Run the ansible playbook
Now you are ready to run the playbook, which will download, configure, and
install the Data Library software using the parameters you defined in the
configuration files. We have created a convenience script, run-ansible
,
for this purpose.
From the root directory of the configuration repository, run the following command
./run-ansible --build
It will prompt you for a password, which will be the password of the user you are logged in as, assuming you have sudo privileges.
BECOME password:
Each step of the installation will be printed to the terminal. At a site with a fast connection to the internet, the playbook generally finishes within ten minutes, but if bandwidth is limited it may take a few hours, as the installation process involves downloading several GB of software packages and container images.
You should now be able to visit your Data Library server in a browser, but the maprooms are not yet functional because the data that underlies them has yet to be installed.

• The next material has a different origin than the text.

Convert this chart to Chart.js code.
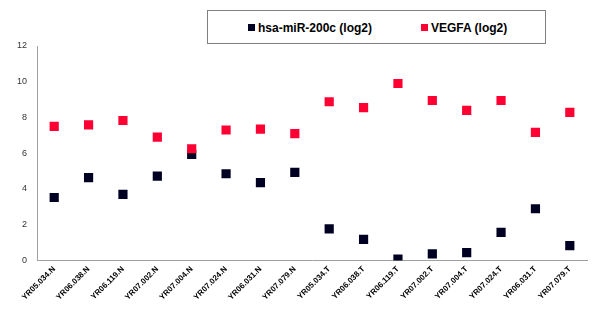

Any flag you can pass to ansible-playbook
can also be passed to the
run-ansible
script. For example, if there are errors or failures,
you can pass -vvv
to the run-ansible command to get more information
about why it is failing.
./run-ansible -vvv
If you want to run it in check
mode, pass the flag --check
to run in
test mode without changing the Data Library.
./run-ansible --check
Install datasets
Among other things, the ansible playbook creates structures (directories, groups, a database, and permissions) to support the installation of datasets. You can now install your data as described in Installing data. A member of the IRI staff will typically be involved in this process, as it may involve copying large amounts of data from an IRI server to yours.
Use your new Data Library
You should now be able to visit your Data Library server in a browser. For next steps, see the Maintenance page of the current guide, and the User Guide.